As the story has it, one day I headed to the opposite side of the globe – the Flipside. I arrived in Korea February 16th, 2005 and thought I’d do a year, then leave. I was wrong. I stayed, launched my first company, Flipside Fitness, and then opened Korea's largest boxing club, Hulk's Boxing (now called Hulk's Club).

After 11.5yrs in Korea, I then picked up one day and returned to Toronto, Canada. But then I left again.

Now I live in the Philippines where I am the CEO and head coach of Empowered Clubhouse, the Philippines' first and only boxing clubhouse exclusively just for women. I also am the founder of the Lil' Sistas Project, CEO and designer of Slay Gear and Baa Baa Black Sheep .Ph.

Tuesday, July 05, 2016

So Much for Relaxing... Tuesday, July 5

I'm a professional athlete and I'm entrepreneur.
"Is that even possible?! " a man asked me today.

I know right.  Being that I'm an athlete I need to eat a lot of food but being that I'm an entrepreneur I work countless hours for little to no pay.  I'm working a double shift everyday all day, all for the dream of making my passion a paycheck. 

Lately I've been feeling a bit overwhelmed with all I have to do for my two business ventures.  And although Captain Bowtie's suggestion of a post it visual mind map definitely helped me to better organize my thoughts and whatnot, I think it also worked to through more pressure into the mix.  I go to bed starring at that wall -- the wall with my mind map splattered on it -- and I wake up to that wall.  

Feeling a bit overwhelmed and question what the heck I really have to show for my 11 months here in Canada now is one thing but then having Korea call me up and ask me about filming another documentary.  

Things that make you go hmmmm...

And then, if I wasn't already having a weird, mental kind of day, after training super late and coming home right before midnight, I lost Balboa.  Yes, it's true.  I was outside sitting on the curb in the back of my building when suddenly this loud noise went off.  I covered my head, convinced that it was gun shots and police even showed up!  And that's when I lost Balboa.  He had been spooked by what I later found out were a bunch of people lighting off a can full of fireworks.  Regardless, he was gone.  I had just put in my laundry into the machine and had my laundry detergent with me when suddenly my wind-down time turned into a search and rescue mission. 

My roommate came out to help me and then Captain Bowtie took it upon himself to come all the way down from Markham to help.  We looked every where.  My roommate even went so far as to check every single floor in our building, thinking that maybe he had scooted in if someone had opened the back door.  

No such luck.

At 3:40am I found myself on the back of Captain Bowtie's motorbike, headed into his office to type up and print out lost dog posters.  I decided to use my face in the poster as a means of bait.  Perhaps someone might recognize me and thus actually read the poster whereas maybe others may be attracted to my face and also give the poster some attention.  I added my cellphone number to it but added my middle name.  This way if anyone asked for "Michelle" when they called the number it'd be like a flag telling me that they're calling about Balboa.  

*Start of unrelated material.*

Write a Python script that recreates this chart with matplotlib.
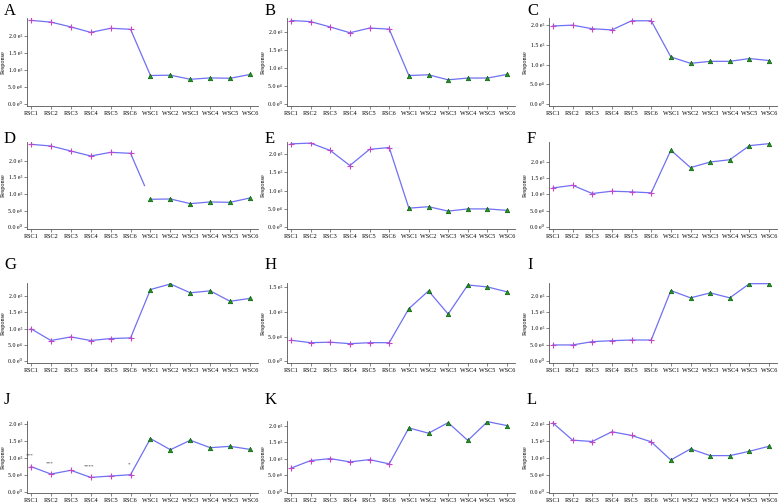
import matplotlib
matplotlib.use('Agg')
import matplotlib.pyplot as plt

plt.rcParams['font.family'] = ['Liberation Serif', 'DejaVu Serif']

# sample groups
groups = ['RSC1', 'RSC2', 'RSC3', 'RSC4', 'RSC5', 'RSC6',
          'WSC1', 'WSC2', 'WSC3', 'WSC4', 'WSC5', 'WSC6']

# responses, in units of 1e5
A = [2.45, 2.40, 2.26, 2.10, 2.22, 2.19, 0.84, 0.85, 0.73, 0.77, 0.76, 0.87]
B = [2.33, 2.30, 2.15, 1.99, 2.12, 2.09, 0.80, 0.82, 0.68, 0.73, 0.73, 0.83]
C = [1.97, 1.99, 1.90, 1.87, 2.10, 2.10, 1.19, 1.03, 1.08, 1.08, 1.15, 1.10]
D = [2.49, 2.44, 2.29, 2.14, 2.25, 2.22, 0.84, 0.85, 0.71, 0.76, 0.75, 0.88]
E = [2.27, 2.29, 2.09, 1.68, 2.12, 2.17, 0.52, 0.56, 0.44, 0.50, 0.50, 0.46]
F = [1.20, 1.28, 1.03, 1.10, 1.08, 1.05, 2.35, 1.82, 1.99, 2.06, 2.49, 2.55]
G = [1.00, 0.64, 0.75, 0.64, 0.70, 0.72, 2.20, 2.37, 2.10, 2.16, 1.84, 1.93]
H = [0.43, 0.38, 0.39, 0.36, 0.38, 0.38, 1.07, 1.43, 0.96, 1.55, 1.51, 1.41]
I = [0.50, 0.50, 0.60, 0.63, 0.65, 0.65, 2.15, 1.93, 2.08, 1.93, 2.36, 2.36]
J = [0.74, 0.52, 0.63, 0.42, 0.46, 0.50, 1.57, 1.24, 1.52, 1.30, 1.34, 1.25]
K = [0.71, 0.94, 1.00, 0.90, 0.97, 0.84, 1.93, 1.77, 2.09, 1.55, 2.12, 2.00]
L = [2.04, 1.53, 1.49, 1.78, 1.67, 1.48, 0.94, 1.27, 1.07, 1.07, 1.20, 1.35]

J_stars = ['***', '***', '', '****', '', '*']

tick_vals = [0.0, 0.5, 1.0, 1.5, 2.0]
tick_txt = ['0.0 e\u2070', '5.0 e\u2074', '1.0 e\u2075', '1.5 e\u2075', '2.0 e\u2075']

panels = [('A', A, 2.52), ('B', B, 2.40), ('C', C, 2.17),
          ('D', D, 2.56), ('E', E, 2.32), ('F', F, 2.60),
          ('G', G, 2.40), ('H', H, 1.59), ('I', I, 2.38),
          ('J', J, 2.09), ('K', K, 2.14), ('L', L, 2.10)]

W, Hh = 784, 503
fig = plt.figure(figsize=(7.84, 5.03), dpi=100)

col_left = [27, 287, 549]
col_w = [231, 228, 228]
row_top = [18, 142, 283, 421]
row_bot = [106, 229, 363, 493]
letter_top = [3, 131, 257, 392]
letter_x = [3, 264, 526]

line_c = '#7070f4'
plus_c = '#c048c8'
tri_c = '#1f9a1f'

for k, (name, vals, ymax) in enumerate(panels):
    r, c = divmod(k, 3)
    ax = fig.add_axes([col_left[c] / W, 1 - row_bot[r] / Hh,
                       col_w[c] / W, (row_bot[r] - row_top[r]) / Hh])
    x = list(range(len(groups)))
    if name == 'D':
        # connecting segment stops short of WSC1 in the original
        f = 0.7
        ax.plot([5, 5 + f], [vals[5], vals[5] + f * (vals[6] - vals[5])],
                color=line_c, lw=0.9, zorder=1)
        ax.plot(x[:6], vals[:6], color=line_c, lw=0.9, zorder=1)
        ax.plot(x[6:], vals[6:], color=line_c, lw=0.9, zorder=1)
    else:
        ax.plot(x, vals, color=line_c, lw=0.9, zorder=1)
    ax.plot(x[:6], vals[:6], ls='none', marker='+', ms=5, mew=0.8,
            color=plus_c, zorder=2)
    ax.plot(x[6:], vals[6:], ls='none', marker='^', ms=3.2, mew=0.5,
            color=tri_c, mec='#0c5a0c', zorder=2)
    if name == 'J':
        for i, s in enumerate(J_stars):
            if s:
                ax.annotate(s, (i, vals[i]), xytext=(-1, 7),
                            textcoords='offset points', ha='center',
                            fontsize=3.8, color='#333333')

    ax.set_xlim(-0.2, 11.4)
    ax.set_ylim(-0.02 * ymax, ymax)
    ax.set_xticks(x)
    ax.set_xticklabels(groups, fontsize=4.4)
    tv = [t for t in tick_vals if t <= ymax]
    ax.set_yticks(tv)
    ax.set_yticklabels(tick_txt[:len(tv)], fontsize=4.2)
    ax.tick_params(length=2, width=0.5, pad=1.5, color='#555555')
    for s in ['top', 'right']:
        ax.spines[s].set_visible(False)
    for s in ['left', 'bottom']:
        ax.spines[s].set_linewidth(0.6)
        ax.spines[s].set_color('#555555')
    ax.set_ylabel('Response', fontsize=4.4, labelpad=2)

    fig.text((letter_x[c] + 1) / W, 1 - letter_top[r] / Hh, name,
             fontsize=12, va='top', ha='left')

fig.savefig('out.png', dpi=100)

We then returned to Cabbagetown and bombarded polls, apartment entrances and even people with our lost dog posters.  Surprisingly enough, everyone we talked to at such an ungodly hour in the morning was so incredibly sweet to us.  One man helped in the search by riding his bike in the dark forest valley by my house and looking for Balboa while a group of 5 high school boys ran around the area on the lookout.  

By 5:20am we had called the search party off, had finished taping up the posters, and were sipping on a cup of coffee in my apartment.  Captain Bowtie took a shower and then we both flopped down on one of my couches to give our feet and heads a rest.